Supplied data →
>>>

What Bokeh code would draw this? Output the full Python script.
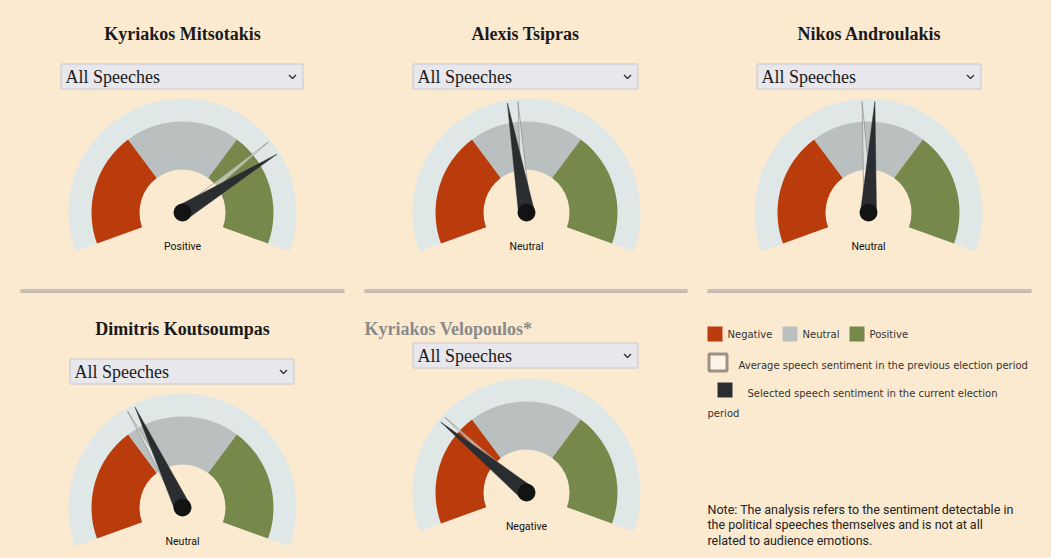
import math
from bokeh.plotting import figure
from bokeh.models import Range1d
from bokeh.core.properties import value
from bokeh.embed import file_html
from bokeh.resources import INLINE

# ---------------- data ----------------
names = ["Kyriakos Mitsotakis", "Alexis Tsipras", "Nikos Androulakis",
         "Dimitris Koutsoumpas", "Kyriakos Velopoulos*"]
current_score = [0.53, -0.09, 0.03, -0.23, -0.46]     # selected speech sentiment (-1..1)
previous_score = [0.46, -0.04, -0.03, -0.27, -0.43]   # previous election period average
result_label = ["Positive", "Neutral", "Neutral", "Neutral", "Negative"]
categories = ["Negative", "Neutral", "Positive"]
dropdown_text = "All Speeches"
legend_prev = "Average speech sentiment in the previous election period"
legend_curr_1 = "Selected speech sentiment in the current election"
legend_curr_2 = "period"
note_lines = ["Note: The analysis refers to the sentiment detectable in",
              "the political speeches themselves and is not at all",
              "related to audience emotions."]

# ---------------- style / layout ----------------
BG = "#FCEAD0"
CAT_COLORS = ["#BA3B0B", "#B9C0BF", "#77894A"]
BAND = "#E0E7E7"
NEEDLE = "#2A2E30"
PIVOT = "#121414"
START, SPAN = 200.0, 220.0

W, H = 1045, 552
PAGE_H = 558
def Y(s):
    return PAGE_H - s

centers = [(182, 212), (526, 212), (868, 212), (182, 507), (526, 492)]
titles_pos = [(182, 34, "center"), (525, 34, "center"), (869, 34, "center"),
              (182, 329, "center"), (364, 329, "left")]
title_colors = ["#1a1a1a", "#1a1a1a", "#1a1a1a", "#1a1a1a", "#8a8a8a"]
dropdowns = [(60, 303, 63, 89), (412, 638, 63, 89), (756, 981, 63, 89),
             (69, 294, 358, 384), (412, 638, 342, 368)]

p = figure(width=W, height=H, x_range=Range1d(0, W), y_range=Range1d(PAGE_H - H, PAGE_H),
           output_backend="svg", toolbar_location=None, min_border=0,
           x_axis_type=None, y_axis_type=None,
           background_fill_color=BG, border_fill_color=BG, outline_line_color=None)
p.grid.visible = False

def ang(v):
    return START - (v + 1) / 2 * SPAN

def rad(d):
    return math.radians(d)

def needle(cx, cy, a_deg, length, half_w):
    a = math.radians(a_deg)
    tx, ty = cx + length * math.cos(a), cy + length * math.sin(a)
    px, py = -math.sin(a), math.cos(a)
    return ([cx + half_w * px, tx, cx - half_w * px],
            [cy + half_w * py, ty, cy - half_w * py])

seg = SPAN / len(categories)
for i, (sx, sy) in enumerate(centers):
    cx, cy = sx, Y(sy)
    # outer band
    p.annular_wedge(x=cx, y=cy, inner_radius=43, outer_radius=114,
                    start_angle=rad(START - SPAN), end_angle=rad(START),
                    fill_color=BAND, line_color=None)
    for k, c in enumerate(CAT_COLORS):
        e = START - k * seg
        s = e - seg
        p.annular_wedge(x=cx, y=cy, inner_radius=43, outer_radius=91,
                        start_angle=rad(s), end_angle=rad(e),
                        fill_color=c, line_color=None)
    # previous (ghost) needle
    gx, gy = needle(cx, cy, ang(previous_score[i]), 111, 4.5)
    p.patch(gx, gy, fill_color="white", fill_alpha=0.5,
            line_color="#8e8e8e", line_width=0.8, line_alpha=0.9)
    # current needle
    nx, ny = needle(cx, cy, ang(current_score[i]), 111, 8)
    p.patch(nx, ny, fill_color=NEEDLE, line_color=NEEDLE, line_width=0.5)
    p.circle(x=cx, y=cy, radius=9, fill_color=PIVOT, line_color=None)
    # label
    p.text(x=cx, y=Y(sy + 34), text=[result_label[i]], text_align="center",
           text_baseline="middle", text_font=value("Roboto"),
           text_font_size="10.5px", text_color="#111111")
    # title
    tx, ty, al = titles_pos[i]
    p.text(x=tx, y=Y(ty - 0.5), text=[names[i]], text_align=al, text_baseline="middle",
           text_font=value("Liberation Serif"), text_font_style="bold",
           text_font_size="18px", text_color=title_colors[i])
    # dropdown
    l, r, t, b = dropdowns[i]
    p.quad(left=l + 0.5, right=r - 0.5, top=Y(t + 0.5), bottom=Y(b - 0.5),
           fill_color="#E8E7EC", line_color="#C6C6CE", line_width=1)
    ym = Y((t + b) / 2)
    p.text(x=l + 5, y=ym, text=[dropdown_text], text_align="left",
           text_baseline="middle", text_font=value("Liberation Serif"),
           text_font_size="18px", text_color="#1a1a1a")
    chx = r - 11
    p.line(x=[chx - 3.5, chx, chx + 3.5], y=[ym + 1.5, ym - 2, ym + 1.5],
           line_color="#333333", line_width=1.4)

# separators (double rule)
for (x0, x1) in [(20, 344), (364, 687), (707, 1031)]:
    p.quad(left=x0, right=x1, top=Y(289), bottom=Y(290), fill_color="#8c8c8c", line_color=None)
    p.quad(left=x0, right=x1, top=Y(290), bottom=Y(291), fill_color="#d8d5cf", line_color=None)
    p.quad(left=x0, right=x1, top=Y(291), bottom=Y(292), fill_color="#8c8c8c", line_color=None)

# legend
leg_x = [707, 782, 849]
for k, c in enumerate(CAT_COLORS):
    p.quad(left=leg_x[k], right=leg_x[k] + 15, top=Y(326), bottom=Y(341),
           fill_color=c, line_color=None)
    p.text(x=leg_x[k] + 20, y=Y(333.5), text=[categories[k]], text_align="left",
           text_baseline="middle", text_font=value("DejaVu Sans"),
           text_font_size="10px", text_color="#333333")
p.quad(left=708.5, right=726.5, top=Y(353.5), bottom=Y(370.5),
       fill_color="#FDF3E6", line_color="#9C9183", line_width=3)
p.text(x=738, y=Y(365), text=[legend_prev], text_align="left", text_baseline="middle",
       text_font=value("DejaVu Sans"), text_font_size="10px", text_color="#333333")
p.quad(left=717, right=732, top=Y(382), bottom=Y(397), fill_color=NEEDLE, line_color=None)
p.text(x=747, y=Y(393), text=[legend_curr_1], text_align="left", text_baseline="middle",
       text_font=value("DejaVu Sans"), text_font_size="10px", text_color="#333333")
p.text(x=707, y=Y(413), text=[legend_curr_2], text_align="left", text_baseline="middle",
       text_font=value("DejaVu Sans"), text_font_size="10px", text_color="#333333")

for j, line in enumerate(note_lines):
    p.text(x=707, y=Y(508.5 + j * 15.5), text=[line], text_align="left",
           text_baseline="middle", text_font=value("Roboto"),
           text_font_size="12.5px", text_color="#222222")

html = file_html(p, INLINE)
html = html.replace("</head>", "<style>html,body{background:%s;}</style></head>" % BG, 1)
open("out.html", "w").write(html)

<<<

Print the listing above in full, exactly as written. Omit any pictures.

What Bokeh code would draw this? Output the full Python script.
import math
from bokeh.plotting import figure
from bokeh.models import Range1d
from bokeh.core.properties import value
from bokeh.embed import file_html
from bokeh.resources import INLINE

# ---------------- data ----------------
names = ["Kyriakos Mitsotakis", "Alexis Tsipras", "Nikos Androulakis",
         "Dimitris Koutsoumpas", "Kyriakos Velopoulos*"]
current_score = [0.53, -0.09, 0.03, -0.23, -0.46]     # selected speech sentiment (-1..1)
previous_score = [0.46, -0.04, -0.03, -0.27, -0.43]   # previous election period average
result_label = ["Positive", "Neutral", "Neutral", "Neutral", "Negative"]
categories = ["Negative", "Neutral", "Positive"]
dropdown_text = "All Speeches"
legend_prev = "Average speech sentiment in the previous election period"
legend_curr_1 = "Selected speech sentiment in the current election"
legend_curr_2 = "period"
note_lines = ["Note: The analysis refers to the sentiment detectable in",
              "the political speeches themselves and is not at all",
              "related to audience emotions."]

# ---------------- style / layout ----------------
BG = "#FCEAD0"
CAT_COLORS = ["#BA3B0B", "#B9C0BF", "#77894A"]
BAND = "#E0E7E7"
NEEDLE = "#2A2E30"
PIVOT = "#121414"
START, SPAN = 200.0, 220.0

W, H = 1045, 552
PAGE_H = 558
def Y(s):
    return PAGE_H - s

centers = [(182, 212), (526, 212), (868, 212), (182, 507), (526, 492)]
titles_pos = [(182, 34, "center"), (525, 34, "center"), (869, 34, "center"),
              (182, 329, "center"), (364, 329, "left")]
title_colors = ["#1a1a1a", "#1a1a1a", "#1a1a1a", "#1a1a1a", "#8a8a8a"]
dropdowns = [(60, 303, 63, 89), (412, 638, 63, 89), (756, 981, 63, 89),
             (69, 294, 358, 384), (412, 638, 342, 368)]

p = figure(width=W, height=H, x_range=Range1d(0, W), y_range=Range1d(PAGE_H - H, PAGE_H),
           output_backend="svg", toolbar_location=None, min_border=0,
           x_axis_type=None, y_axis_type=None,
           background_fill_color=BG, border_fill_color=BG, outline_line_color=None)
p.grid.visible = False

def ang(v):
    return START - (v + 1) / 2 * SPAN

def rad(d):
    return math.radians(d)

def needle(cx, cy, a_deg, length, half_w):
    a = math.radians(a_deg)
    tx, ty = cx + length * math.cos(a), cy + length * math.sin(a)
    px, py = -math.sin(a), math.cos(a)
    return ([cx + half_w * px, tx, cx - half_w * px],
            [cy + half_w * py, ty, cy - half_w * py])

seg = SPAN / len(categories)
for i, (sx, sy) in enumerate(centers):
    cx, cy = sx, Y(sy)
    # outer band
    p.annular_wedge(x=cx, y=cy, inner_radius=43, outer_radius=114,
                    start_angle=rad(START - SPAN), end_angle=rad(START),
                    fill_color=BAND, line_color=None)
    for k, c in enumerate(CAT_COLORS):
        e = START - k * seg
        s = e - seg
        p.annular_wedge(x=cx, y=cy, inner_radius=43, outer_radius=91,
                        start_angle=rad(s), end_angle=rad(e),
                        fill_color=c, line_color=None)
    # previous (ghost) needle
    gx, gy = needle(cx, cy, ang(previous_score[i]), 111, 4.5)
    p.patch(gx, gy, fill_color="white", fill_alpha=0.5,
            line_color="#8e8e8e", line_width=0.8, line_alpha=0.9)
    # current needle
    nx, ny = needle(cx, cy, ang(current_score[i]), 111, 8)
    p.patch(nx, ny, fill_color=NEEDLE, line_color=NEEDLE, line_width=0.5)
    p.circle(x=cx, y=cy, radius=9, fill_color=PIVOT, line_color=None)
    # label
    p.text(x=cx, y=Y(sy + 34), text=[result_label[i]], text_align="center",
           text_baseline="middle", text_font=value("Roboto"),
           text_font_size="10.5px", text_color="#111111")
    # title
    tx, ty, al = titles_pos[i]
    p.text(x=tx, y=Y(ty - 0.5), text=[names[i]], text_align=al, text_baseline="middle",
           text_font=value("Liberation Serif"), text_font_style="bold",
           text_font_size="18px", text_color=title_colors[i])
    # dropdown
    l, r, t, b = dropdowns[i]
    p.quad(left=l + 0.5, right=r - 0.5, top=Y(t + 0.5), bottom=Y(b - 0.5),
           fill_color="#E8E7EC", line_color="#C6C6CE", line_width=1)
    ym = Y((t + b) / 2)
    p.text(x=l + 5, y=ym, text=[dropdown_text], text_align="left",
           text_baseline="middle", text_font=value("Liberation Serif"),
           text_font_size="18px", text_color="#1a1a1a")
    chx = r - 11
    p.line(x=[chx - 3.5, chx, chx + 3.5], y=[ym + 1.5, ym - 2, ym + 1.5],
           line_color="#333333", line_width=1.4)

# separators (double rule)
for (x0, x1) in [(20, 344), (364, 687), (707, 1031)]:
    p.quad(left=x0, right=x1, top=Y(289), bottom=Y(290), fill_color="#8c8c8c", line_color=None)
    p.quad(left=x0, right=x1, top=Y(290), bottom=Y(291), fill_color="#d8d5cf", line_color=None)
    p.quad(left=x0, right=x1, top=Y(291), bottom=Y(292), fill_color="#8c8c8c", line_color=None)

# legend
leg_x = [707, 782, 849]
for k, c in enumerate(CAT_COLORS):
    p.quad(left=leg_x[k], right=leg_x[k] + 15, top=Y(326), bottom=Y(341),
           fill_color=c, line_color=None)
    p.text(x=leg_x[k] + 20, y=Y(333.5), text=[categories[k]], text_align="left",
           text_baseline="middle", text_font=value("DejaVu Sans"),
           text_font_size="10px", text_color="#333333")
p.quad(left=708.5, right=726.5, top=Y(353.5), bottom=Y(370.5),
       fill_color="#FDF3E6", line_color="#9C9183", line_width=3)
p.text(x=738, y=Y(365), text=[legend_prev], text_align="left", text_baseline="middle",
       text_font=value("DejaVu Sans"), text_font_size="10px", text_color="#333333")
p.quad(left=717, right=732, top=Y(382), bottom=Y(397), fill_color=NEEDLE, line_color=None)
p.text(x=747, y=Y(393), text=[legend_curr_1], text_align="left", text_baseline="middle",
       text_font=value("DejaVu Sans"), text_font_size="10px", text_color="#333333")
p.text(x=707, y=Y(413), text=[legend_curr_2], text_align="left", text_baseline="middle",
       text_font=value("DejaVu Sans"), text_font_size="10px", text_color="#333333")

for j, line in enumerate(note_lines):
    p.text(x=707, y=Y(508.5 + j * 15.5), text=[line], text_align="left",
           text_baseline="middle", text_font=value("Roboto"),
           text_font_size="12.5px", text_color="#222222")

html = file_html(p, INLINE)
html = html.replace("</head>", "<style>html,body{background:%s;}</style></head>" % BG, 1)
open("out.html", "w").write(html)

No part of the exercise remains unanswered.